**Array sizing**

As an alternative for `qsort()`, consider a signature more like `void qsort(void *base, size_t nmemb, size_t size, int (*compar)(const void *, const void *));`

For `void BRESort_byte(unsigned char arr[], int n);`, this would mean using `size_t n` instead of `int n`.

`size_t` is also the [Goldilocks]() type for array sizing and indexing: not too narrow, not too wide.

This is also a fairer comparison against `qsort()`, which can handle arrays more than `INT_MAX`.

Since `size_t` is an _unsigned_ type, code needs review to avoid negatives. 

This also reduces the casual type conversions going on with `mem...()` calls.

**Avoid naked magic numbers**

Instead of values like 3, 8, 32, ... (with no explanation), use a self-documenting macro or named constant.

Use standard library ones when possible. E.g. rather than 255, `UCHAR_MAX` when assigning the maximal `unsigned char`, `int count[256] = {0};` --> `int count[UCHAR_MAX + 1] = {0};`.

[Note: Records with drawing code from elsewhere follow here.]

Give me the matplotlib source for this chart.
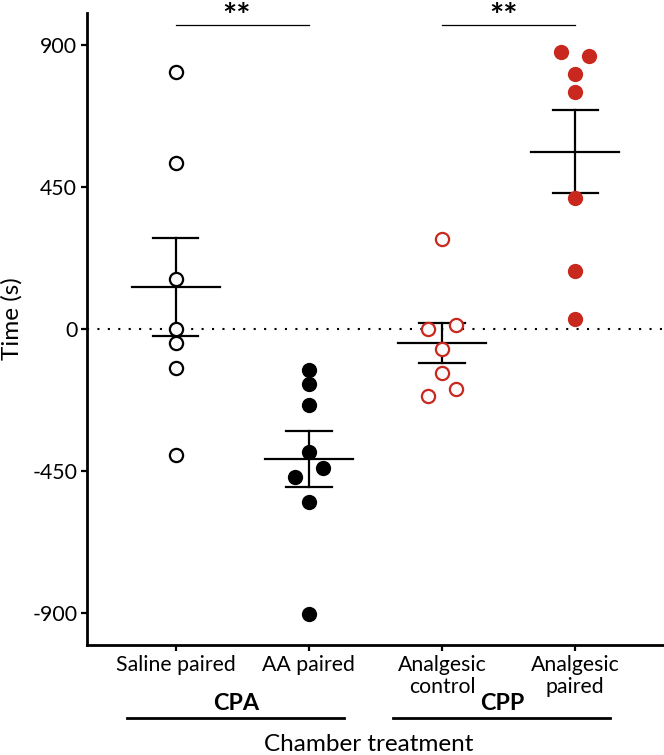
import numpy as np
import matplotlib
matplotlib.use("Agg")
import matplotlib.pyplot as plt

plt.rcParams['font.family'] = ['Lato', 'DejaVu Sans']
plt.rcParams['axes.unicode_minus'] = False

# ---- data (time in s)
groups = ["Saline paired", "AA paired", "Analgesic\ncontrol", "Analgesic\npaired"]
saline_paired = [814, 525, 157, 0, -45, -123, -399]
aa_paired = [-130, -174, -241, -389, -468, -441, -547, -901]
analgesic_control = [286, 0, 12, -64, -140, -212, -191]
analgesic_paired = [876, 865, 808, 749, 415, 185, 31]
yticks = [-900, -450, 0, 450, 900]
brackets = [("CPA", 0, 1), ("CPP", 2, 3)]
signif = [(0, 1, "**"), (2, 3, "**")]

red = "#C9281E"
styles = [dict(mfc="#FAFAFA", mec="black"),
          dict(mfc="black", mec="black"),
          dict(mfc="#FAFAFA", mec=red),
          dict(mfc=red, mec=red)]
filled = [False, True, False, True]


def swarm_offsets(vals, bin_w=35, step=0.21):
    # group nearby values into bins, spread each bin sideways
    vals = np.asarray(vals, float)
    order = np.argsort(-vals, kind="stable")
    bins = []
    for i in order:
        if bins and bins[-1][0] - vals[i] < bin_w:
            bins[-1][1].append(i)
        else:
            bins.append([vals[i], [i]])
    off = np.zeros(len(vals))
    for _, idx in bins:
        idx = sorted(idx)
        n = len(idx)
        for k, i in enumerate(idx):
            off[i] = (k - (n - 1) / 2) * step
    return off


fig = plt.figure(figsize=(6.64, 7.55), dpi=100)
ax = fig.add_axes([0.131, 0.1457, 0.869, 0.8371])

data = [saline_paired, aa_paired, analgesic_control, analgesic_paired]
xs = np.arange(1, len(groups) + 1)

ax.axhline(0, color="black", lw=1.5, ls=(0, (1, 4)), zorder=1)

for x, vals, st, fl in zip(xs, data, styles, filled):
    v = np.asarray(vals, float)
    m = v.mean()
    se = v.std(ddof=1) / np.sqrt(len(v))
    ax.plot([x, x], [m - se, m + se], color="black", lw=1.6, zorder=2)
    ax.plot([x - 0.33, x + 0.33], [m, m], color="black", lw=1.6, zorder=2)
    for yy in (m - se, m + se):
        ax.plot([x - 0.17, x + 0.17], [yy, yy], color="black", lw=1.6, zorder=2)
    off = swarm_offsets(v)
    if fl:
        ax.plot(x + off, v, "o", ms=11, mew=0, zorder=3, **st)
    else:
        ax.plot(x + off, v, "o", ms=9.5, mew=1.6, zorder=3, **st)

# significance lines
for a, b, txt in signif:
    ax.plot([xs[a], xs[b]], [961, 961], color="black", lw=0.9, clip_on=False)
    ax.text((xs[a] + xs[b]) / 2 - 0.04, 985, txt, ha="center", va="center",
            fontsize=24, fontweight="bold", clip_on=False)

ax.set_xlim(0.333, 4.667)
ax.set_ylim(-1000, 1000)
ax.set_xticks(xs)
ax.set_xticklabels(groups, fontsize=15.3, linespacing=1.15)
ax.set_yticks(yticks)
ax.set_yticklabels([str(t) for t in yticks], fontsize=15.3)
ax.tick_params(axis="both", width=1.6, length=4, pad=3)
ax.set_ylabel("Time (s)", fontsize=17.5)
ax.yaxis.set_label_coords(-0.111, 0.517)

for s in ("top", "right"):
    ax.spines[s].set_visible(False)
for s in ("left", "bottom"):
    ax.spines[s].set_linewidth(2)

# group brackets under the axis
trans = matplotlib.transforms.blended_transform_factory(ax.transData, fig.transFigure)
for name, a, b in brackets:
    c = (xs[a] + xs[b]) / 2 - 0.05
    ax.plot([c - 0.815, c + 0.815], [1 - 717.7 / 755] * 2, color="black", lw=2,
            transform=trans, clip_on=False)
    ax.text(c, 1 - 703 / 755, name, ha="center", va="center", fontsize=16.8,
            fontweight="bold", transform=trans)

fig.text(369 / 664, 1 - 751 / 755, "Chamber treatment", ha="center",
         va="baseline", fontsize=17.5)

fig.savefig("out.png", dpi=100)
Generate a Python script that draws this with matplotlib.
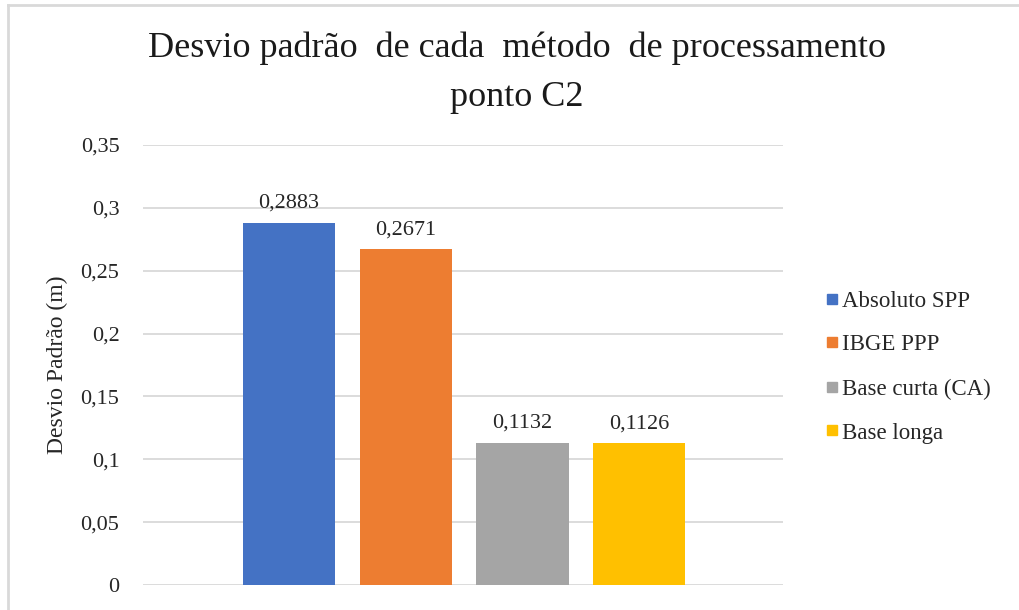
import numpy as np
import matplotlib.pyplot as plt
from matplotlib.ticker import FuncFormatter, MultipleLocator
from matplotlib.lines import Line2D

plt.rcParams['font.family'] = ['Liberation Serif', 'DejaVu Serif']

metodos = ['Absoluto SPP', 'IBGE PPP', 'Base curta (CA)', 'Base longa']
desvios = [0.2883, 0.2671, 0.1132, 0.1126]
cores = ['#4472C4', '#ED7D31', '#A5A5A5', '#FFC000']
rotulos = ['0,2883', '0,2671', '0,1132', '0,1126']

fig = plt.figure(figsize=(10.19, 6.10), dpi=100)
ax = fig.add_axes([143/1019, 1 - 585/610, (783 - 143)/1019, (585 - 145)/610])

x = np.arange(len(metodos))
barras = ax.bar(x, desvios, width=0.79, color=cores, label=metodos, zorder=3)

for xi, v, txt in zip(x, desvios, rotulos):
    ax.annotate(txt, (xi, v), xytext=(0, 7), textcoords='offset points',
                ha='center', va='bottom', fontsize=16, color='#262626')

ax.set_xlim(-1.25, 4.23)
ax.set_ylim(0, 0.35)
ax.yaxis.set_major_locator(MultipleLocator(0.05))
ax.yaxis.set_major_formatter(FuncFormatter(lambda v, p: f'{v:.2f}'.rstrip('0').rstrip('.').replace('.', ',') if v else '0'))
ax.set_xticks([])
ax.tick_params(axis='y', length=0, pad=17, labelsize=16, labelcolor='#262626')
ax.grid(axis='y', color='#D9D9D9', linewidth=1.3, zorder=0)
for s in ax.spines.values():
    s.set_visible(False)
ax.set_ylabel('Desvio Padrão (m)', fontsize=17, color='#262626', labelpad=9)

fig.text(517/1019, 1 - 48/610, 'Desvio padrão  de cada  método  de processamento',
         ha='center', va='center', fontsize=26, color='#1a1a1a')
fig.text(517/1019, 1 - 97/610, 'ponto C2', ha='center', va='center',
         fontsize=26, color='#1a1a1a')

handles = [Line2D([], [], marker='s', linestyle='none', markersize=6.5,
                  markerfacecolor=c, markeredgecolor=c) for c in cores]
fig.legend(handles, metodos, loc='center left', bbox_to_anchor=(804/1019, 1 - 367/610),
           frameon=False, fontsize=16.5, handletextpad=0.15, labelspacing=1.0,
           handlelength=0.6, labelcolor='#262626')

# moldura cinza (esquerda e topo)
fig.add_artist(Line2D([8/1019, 8/1019], [0, 1 - 5/610], transform=fig.transFigure,
                      color='#D9D9D9', linewidth=2))
fig.add_artist(Line2D([8/1019, 1], [1 - 5/610, 1 - 5/610], transform=fig.transFigure,
                      color='#D9D9D9', linewidth=2))

fig.savefig('out.png', dpi=100)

If code depends on an 8-bit `char`, use `static_assert(CHAR_BIT == 8, "Must use 8-bit char");`. I suspect `CHAR_BIT <= 12` (or so) may be supportable.

**Back up the claim**

To avoid dismissing "3-4x faster than qsort", post deserves a test harness to demo it.

**Minor: Argument order**

`(unsigned char arr[], int n)` is more common that `(int n, unsigned char arr[])` yet I find `(int n, unsigned char arr[n])` or `(int n, unsigned char arr[static n])` more useful as it allows various analysis inspections.